How many ways can divide 12 different books among 4 children, so that
- each child reaches 3 books?
- each of two older children get 4 books and each of two younger children get 2 books?
I think the answer is:
1)
We can think of this as arranging the 12 books in a row and then dividing them into groups of 3, where the order within each group does not matter. We can use the formula for combinations to find the number of ways to do this:
C(12,3) x C(9,3) x C(6,3) x C(3,3) = 739,200.
we can approach this problem by dividing it into two steps. First, we choose the 4 books for each of the two older children, and then we choose 2 books for each of the two younger children.

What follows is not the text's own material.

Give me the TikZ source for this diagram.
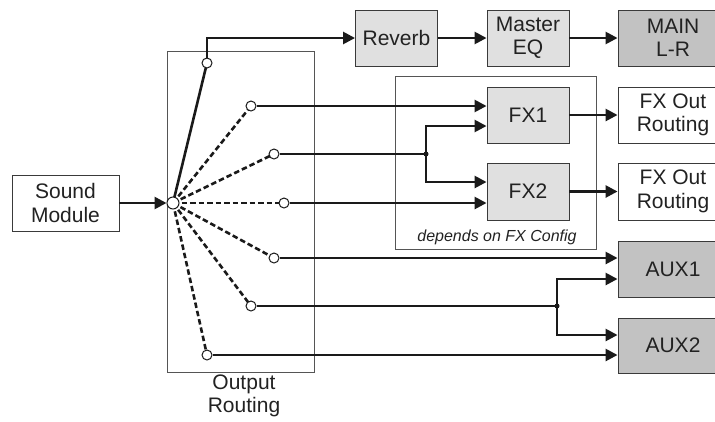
\documentclass[tikz,border=0pt]{standalone}
\usepackage{fontspec}
\setmainfont{Liberation Sans}
\usetikzlibrary{arrows.meta}
\definecolor{lightfill}{HTML}{E0E0E0}
\definecolor{darkfill}{HTML}{C2C2C2}
\definecolor{boxline}{HTML}{3A3A3A}
\definecolor{frameline}{HTML}{555555}
\definecolor{txt}{HTML}{222222}
\definecolor{wire}{HTML}{1A1A1A}
\begin{document}
\begin{tikzpicture}[x=1pt,y=-1pt,
  box/.style={draw=boxline, line width=0.9pt, text=txt, font=\fontsize{21}{23.5}\selectfont, align=center, inner sep=0pt, minimum width=82pt, minimum height=56pt},
  lbox/.style={box, fill=lightfill},
  dbox/.style={box, fill=darkfill, minimum width=110pt},
  wbox/.style={box, fill=white, minimum width=110pt},
  frame/.style={draw=frameline, line width=0.9pt, inner sep=0pt},
  conn/.style={draw=wire, line width=2.6pt},
  arr/.style={conn, -{Triangle[length=12pt,width=12pt]}},
  dsh/.style={draw=wire, line width=2.6pt, dash pattern=on 5.5pt off 3pt},
  sw/.style={circle, draw=wire, fill=white, line width=1pt, minimum size=10pt, inner sep=0pt},
  dot/.style={circle, fill=wire, minimum size=5pt, inner sep=0pt}
]
\useasboundingbox (0,0) rectangle (715,421);

% frames
\node[frame, minimum width=147pt, minimum height=321pt] (routing) at (240.5,211.5) {};
\node[frame, minimum width=201pt, minimum height=173pt] (fxcfg) at (495.5,162.5) {};
\node[text=txt, font=\fontsize{16}{18}\selectfont\itshape] (dep) at (497,237) {depends on FX Config};
\node[text=txt, align=center, font=\fontsize{21}{23.5}\selectfont] (rlabel) at (244,396) {Output\\Routing};

% boxes
\node[box, fill=white, minimum width=107pt] (sm) at (65.5,203) {Sound\\Module};
\node[lbox] (reverb) at (396.5,38) {Reverb};
\node[lbox] (meq) at (528,38) {Master\\EQ};
\node[dbox] (main) at (673,38) {MAIN\\L-R};
\node[lbox] (fx1) at (528,115) {FX1};
\node[lbox, minimum height=57pt] (fx2) at (528,191.5) {FX2};
\node[wbox] (fo1) at (673,115) {FX Out\\Routing};
\node[wbox, minimum height=57pt] (fo2) at (673,191.5) {FX Out\\Routing};
\node[dbox] (aux1) at (673,269) {AUX1};
\node[dbox, minimum height=55pt] (aux2) at (673,345.5) {AUX2};

% switch points
\coordinate (hubc) at (173,203);
\coordinate (c1c) at (207,63);
\coordinate (c2c) at (251,106);
\coordinate (c3c) at (274,154);
\coordinate (c4c) at (284,203);
\coordinate (c5c) at (274,258);
\coordinate (c6c) at (251,306);
\coordinate (c7c) at (207,355);
\coordinate (j1) at (426,154);
\coordinate (j2) at (557,306);

% fan lines (under the circles)
\draw[conn] (hubc) -- (c1c);
\draw[dsh] (hubc) -- (c2c);
\draw[dsh] (hubc) -- (c3c);
\draw[dsh] (hubc) -- (c4c);
\draw[dsh] (hubc) -- (c5c);
\draw[dsh] (hubc) -- (c6c);
\draw[dsh] (hubc) -- (c7c);

\node[sw, minimum size=12pt] (hub) at (hubc) {};
\node[sw] (c1) at (c1c) {};
\node[sw] (c2) at (c2c) {};
\node[sw] (c3) at (c3c) {};
\node[sw] (c4) at (c4c) {};
\node[sw] (c5) at (c5c) {};
\node[sw] (c6) at (c6c) {};
\node[sw] (c7) at (c7c) {};

% connectors
\draw[arr] (sm) -- (hub);
\draw[arr] (c1.north) |- (reverb.west);
\draw[arr] (reverb) -- (meq);
\draw[arr] (meq) -- (main);
\draw[arr] (c2) -- (c2 -| fx1.west);
\draw[conn] (c3) -- (j1);
\draw[arr] (j1) |- ([yshift=-11pt]fx1.west);
\draw[arr] (j1) |- ([yshift=9.5pt]fx2.west);
\draw[arr] (c4) -- (c4 -| fx2.west);
\draw[arr] (fx1) -- (fo1);
\draw[arr] (fx2) -- (fo2);
\draw[arr] (c5) -- (c5 -| aux1.west);
\draw[conn] (c6) -- (j2);
\draw[arr] (j2) |- ([yshift=-10pt]aux1.west);
\draw[arr] (j2) |- ([yshift=10.5pt]aux2.west);
\draw[arr] (c7) -- (c7 -| aux2.west);
\node[dot] (d1) at (j1) {};
\node[dot] (d2) at (j2) {};
\end{tikzpicture}
\end{document}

To choose the 4 books for each of the two older children (order in which we choose the books does not matter):
C(12,4) x C(8,4) = 34,650
We have 4 books left. For the first younger child, we have 4 books to choose from, so we have C(4,2) = 6. For the second younger child, we have 2 books left, so we have C(2,2) = 1. Finally, We get 34,650 x 6
I'm not sure my answer is right.
I think it's a little easier than you're making it. In each case, line up the books from left to right and always assign the books in the same positions to the appropriate kid. In other words, in case $1$, the oldest kid gets the first three books, the next oldest kid gets the next three books, and so on.
There are $12!$ ways to arrange the books in a line. In the first case, the order within each group of three is irrelevant so your answer is $\dfrac{12!}{(3!)^4}=369600$. (I believe there's an arithmetic error in your first calculation.) For similar reasons, the answer to case $2$ is $\dfrac{12!}{(4!)^2(2!)^2}=207900$.